Wie Viruserkrankungen chronisch werden können
Die meisten Viruserkrankungen verlaufen akut und nach der Genesung ist der Erkrankte dauerhaft gegen das Virus geschützt. Manche Viren, wie zum Beispiel das HI-Virus, verursachen eine chronische Infektion. Wissenschaftler am DZIF-Standort Köln-Bonn sowie der TU München haben nun einen Immunfaktor identifiziert, der für den chronischen Verlauf mit verantwortlich ist.
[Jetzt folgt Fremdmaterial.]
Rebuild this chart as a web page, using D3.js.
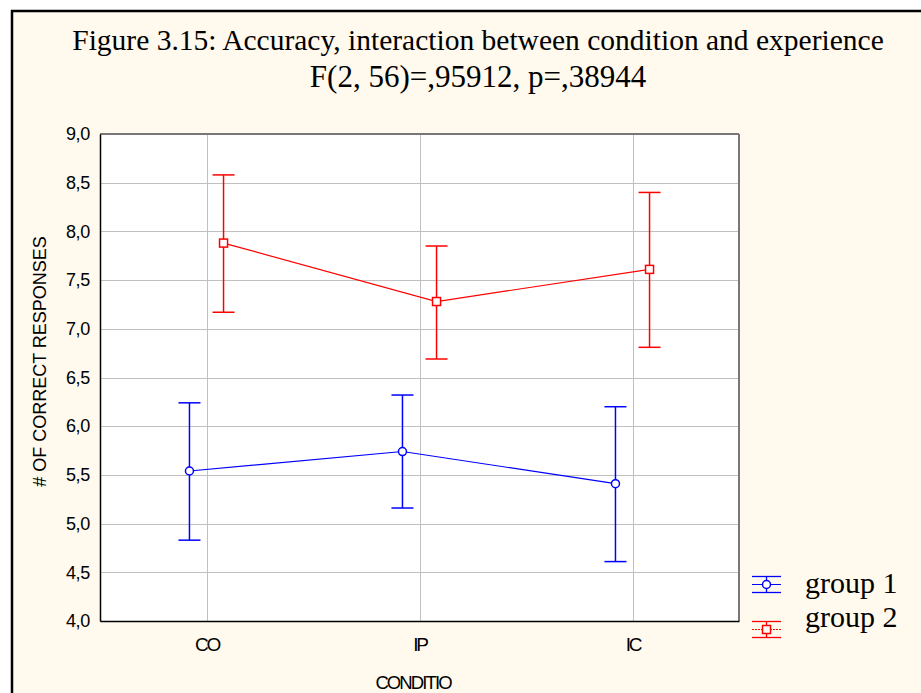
<!DOCTYPE html>
<html>
<head>
<meta charset="utf-8">
<script src="https://cdn.jsdelivr.net/npm/d3@7"></script>
<style>
  body { margin: 0; background: #fff; }
  svg { display: block; }
</style>
</head>
<body>
<div id="chart"></div>
<script>
// Chart data
const categories = ['CO', 'IP', 'IC'];
const group1Means = [5.54, 5.74, 5.41];
const group1Lower = [4.83, 5.16, 4.61];
const group1Upper = [6.24, 6.32, 6.20];
const group2Means = [7.88, 7.28, 7.61];
const group2Lower = [7.17, 6.69, 6.81];
const group2Upper = [8.58, 7.85, 8.40];
const yTicks = [4.0, 4.5, 5.0, 5.5, 6.0, 6.5, 7.0, 7.5, 8.0, 8.5, 9.0];
const seriesNames = ['group 1', 'group 2'];

const width = 921;
const height = 693;
const plot = { left: 100, right: 739, top: 134, bottom: 621 };

const svg = d3.select('#chart')
    .append('svg')
    .attr('width', width)
    .attr('height', height);

// Outer frame
svg.append('rect')
    .attr('x', 12).attr('y', 11)
    .attr('width', 940).attr('height', 720)
    .attr('fill', '#fff9ee')
    .attr('stroke', '#000')
    .attr('stroke-width', 2.5);

// Title
const title = svg.append('text')
    .attr('text-anchor', 'middle')
    .attr('font-family', 'Liberation Serif, Times New Roman, serif')
    .attr('font-size', 29.5)
    .attr('fill', '#000');
title.append('tspan').attr('x', 478).attr('y', 50)
    .text('Figure 3.15: Accuracy, interaction between condition and experience');
title.append('tspan').attr('x', 478).attr('y', 87)
    .attr('font-size', 31)
    .text('F(2, 56)=,95912, p=,38944');

// Scales
const x = d3.scaleLinear()
    .domain([-0.5, categories.length - 0.5])
    .range([plot.left, plot.right]);
const y = d3.scaleLinear()
    .domain([4, 9])
    .range([plot.bottom, plot.top]);
const offset = 0.08;

// Plot background
svg.append('rect')
    .attr('x', plot.left).attr('y', plot.top)
    .attr('width', plot.right - plot.left)
    .attr('height', plot.bottom - plot.top)
    .attr('fill', '#fff');

// Grid lines
svg.append('g')
    .selectAll('line')
    .data(yTicks)
    .enter()
    .append('line')
    .attr('x1', plot.left).attr('x2', plot.right)
    .attr('y1', d => Math.round(y(d)) + 0.5)
    .attr('y2', d => Math.round(y(d)) + 0.5)
    .attr('stroke', '#c0c0c0');

svg.append('g')
    .selectAll('line')
    .data(categories)
    .enter()
    .append('line')
    .attr('x1', (d, i) => Math.round(x(i)) + 0.5)
    .attr('x2', (d, i) => Math.round(x(i)) + 0.5)
    .attr('y1', plot.top).attr('y2', plot.bottom)
    .attr('stroke', '#c0c0c0');

// Frame of plot: top and right grey, left and bottom black
svg.append('line')
    .attr('x1', plot.left).attr('x2', plot.right)
    .attr('y1', plot.top).attr('y2', plot.top)
    .attr('stroke', '#777').attr('stroke-width', 2);
svg.append('line')
    .attr('x1', plot.right).attr('x2', plot.right)
    .attr('y1', plot.top).attr('y2', plot.bottom)
    .attr('stroke', '#777').attr('stroke-width', 2);

// Y axis
const yAxis = svg.append('g')
    .attr('transform', `translate(${plot.left},0)`)
    .call(d3.axisLeft(y)
        .tickValues(yTicks)
        .tickSize(0)
        .tickPadding(10)
        .tickFormat(d => d3.format('.1f')(d).replace('.', ',')));
yAxis.select('.domain').attr('stroke', '#000').attr('stroke-width', 1.5);
yAxis.selectAll('text')
    .attr('font-family', 'Liberation Sans, Arial, sans-serif')
    .attr('font-size', 18)
    .attr('letter-spacing', -0.3)
    .attr('fill', '#000');

// X axis
const xAxis = svg.append('g')
    .attr('transform', `translate(0,${plot.bottom})`)
    .call(d3.axisBottom(x)
        .tickValues(d3.range(categories.length))
        .tickSize(0)
        .tickPadding(17)
        .tickFormat(i => categories[i]));
xAxis.select('.domain').attr('stroke', '#000').attr('stroke-width', 1.5);
xAxis.selectAll('text')
    .attr('font-family', 'Liberation Sans, Arial, sans-serif')
    .attr('font-size', 19)
    .attr('letter-spacing', -2.2)
    .attr('fill', '#000');

// Axis titles
svg.append('text')
    .attr('transform', `translate(46,${(plot.top + plot.bottom) / 2 - 16}) rotate(-90)`)
    .attr('text-anchor', 'middle')
    .attr('font-family', 'Liberation Sans, Arial, sans-serif')
    .attr('font-size', 18)
    .text('# OF CORRECT RESPONSES');

svg.append('text')
    .attr('x', 413).attr('y', 689)
    .attr('text-anchor', 'middle')
    .attr('font-family', 'Liberation Sans, Arial, sans-serif')
    .attr('font-size', 18.5)
    .attr('letter-spacing', -1.9)
    .text('CONDITIO');

// Series
const series = [
    { name: seriesNames[0], color: '#0000ff', shape: 'circle', shift: -offset,
      values: categories.map((c, i) => ({ i, mean: group1Means[i], lo: group1Lower[i], hi: group1Upper[i] })) },
    { name: seriesNames[1], color: '#ff0000', shape: 'square', shift: offset,
      values: categories.map((c, i) => ({ i, mean: group2Means[i], lo: group2Lower[i], hi: group2Upper[i] })) }
];

const capHalf = 11;

series.forEach(s => {
    const g = svg.append('g');
    const px = d => x(d.i + s.shift);

    // Connecting line
    g.append('path')
        .datum(s.values)
        .attr('fill', 'none')
        .attr('stroke', s.color)
        .attr('stroke-width', 1.2)
        .attr('d', d3.line().x(px).y(d => y(d.mean)));

    // Error bars
    const bars = g.selectAll('.err')
        .data(s.values)
        .enter()
        .append('g')
        .attr('class', 'err');
    bars.append('line')
        .attr('x1', d => px(d)).attr('x2', d => px(d))
        .attr('y1', d => y(d.lo)).attr('y2', d => y(d.hi))
        .attr('stroke', s.color)
        .attr('stroke-width', 1.5);
    ['lo', 'hi'].forEach(k => {
        bars.append('line')
            .attr('x1', d => px(d) - capHalf).attr('x2', d => px(d) + capHalf)
            .attr('y1', d => y(d[k])).attr('y2', d => y(d[k]))
            .attr('stroke', s.color)
            .attr('stroke-width', 1.5);
    });

    // Markers
    if (s.shape === 'circle') {
        bars.append('circle')
            .attr('cx', d => px(d)).attr('cy', d => y(d.mean))
            .attr('r', 4)
            .attr('fill', '#fff')
            .attr('stroke', s.color)
            .attr('stroke-width', 1.5);
    } else {
        bars.append('rect')
            .attr('x', d => px(d) - 4).attr('y', d => y(d.mean) - 4)
            .attr('width', 8).attr('height', 8)
            .attr('fill', '#fff')
            .attr('stroke', s.color)
            .attr('stroke-width', 1.5);
    }
});

// Legend
const legend = svg.append('g');
const legendSymbolY = [584, 629];
const legendTextY = [593, 627];
series.forEach((s, k) => {
    const cy = legendSymbolY[k];
    const g = legend.append('g');
    [-8, 0, 8].forEach(dy => {
        g.append('line')
            .attr('x1', 752).attr('x2', 781)
            .attr('y1', cy + dy + 0.5).attr('y2', cy + dy + 0.5)
            .attr('stroke', s.color)
            .attr('stroke-width', dy === 0 ? 1 : 1.3)
            .attr('stroke-dasharray', dy === 0 && s.shape === 'square' ? '2,1' : null);
    });
    g.append('line')
        .attr('x1', 766.5).attr('x2', 766.5)
        .attr('y1', cy - 8).attr('y2', cy + 8)
        .attr('stroke', s.color)
        .attr('stroke-width', 1.3);
    if (s.shape === 'circle') {
        g.append('circle')
            .attr('cx', 766.5).attr('cy', cy + 0.5).attr('r', 4)
            .attr('fill', '#fff').attr('stroke', s.color).attr('stroke-width', 1.5);
    } else {
        g.append('rect')
            .attr('x', 762.5).attr('y', cy - 3.5).attr('width', 8).attr('height', 8)
            .attr('fill', '#fff').attr('stroke', s.color).attr('stroke-width', 1.5);
    }
    g.append('text')
        .attr('x', 805).attr('y', legendTextY[k])
        .attr('font-family', 'Liberation Serif, Times New Roman, serif')
        .attr('font-size', 30)
        .text(s.name);
});
</script>
</body>
</html>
Die Ergebnisse wurden in der Fachzeitschrift Nature Immunology veröffentlicht.
Das HI-Virus ist ein typischer Erreger für eine chronische Infektion, die unbehandelt zur Immunschwächeerkrankung AIDS führt. Dabei attackiert das Virus gezielt die sogenannten T-Helferzellen des Immunsystems. Dies hat zur Folge, dass die Immunantwort nicht ausreicht, um den Erreger wieder loszuwerden.
Viele T-Helferzellen werden jedoch gar nicht von dem Virus befallen. Dennoch ist ihre Funktion bei einer HIV-Infektion gestört. Sie bleiben stumm und setzen nicht, wie normalerweise üblich, weitere Abwehrzellen in Gang. Doch woran liegt das?
Die Wissenschaftler der Universitätskliniken Köln und Bonn konnten zeigen, dass die Abwehrfunktion der T-Helferzellen durch eine Vielzahl von Signalen unterbunden wird. Die unterschiedlichen Signalwege wiederum werden augenscheinlich durch ein einzelnes Molekül gesteuert – den so genannten Tumornekrosefaktor (TNF).
Dass dieser Faktor tatsächlich für die schwache Immunantwort verantwortlich zu sein scheint, wurde durch die Bonner Kollegen schließlich im Tiermodell bewiesen. Sie haben bei Mäusen, die an einer der HIV-Infektion ähnlichen chronischen Virusinfektion litten, das TNF-Molekül inaktiviert. Die T-Helferzellen arbeiteten daraufhin wieder normal. Nach zehn Tagen hatten die Tiere das Virus komplett eliminiert: sie waren wieder gesund.
Die Ergebnisse eröffnen mittelfristig möglicherweise neue Therapie-Optionen. So gibt es Medikamente, welche die Wirkung von TNF unterbinden. Diese TNF-Blocker kommen beispielsweise bei der Therapie von Autoimmunkrankheiten wie Rheuma zum Einsatz. Sie sollen verhindern, dass Abwehrzellen den eigenen Körper attackieren. Ob TNF-Inhibition tatsächlich auch bei chronischen Virusinfektionen therapeutisch genutzt werden kann, wird Gegenstand weiterer Untersuchungen sein.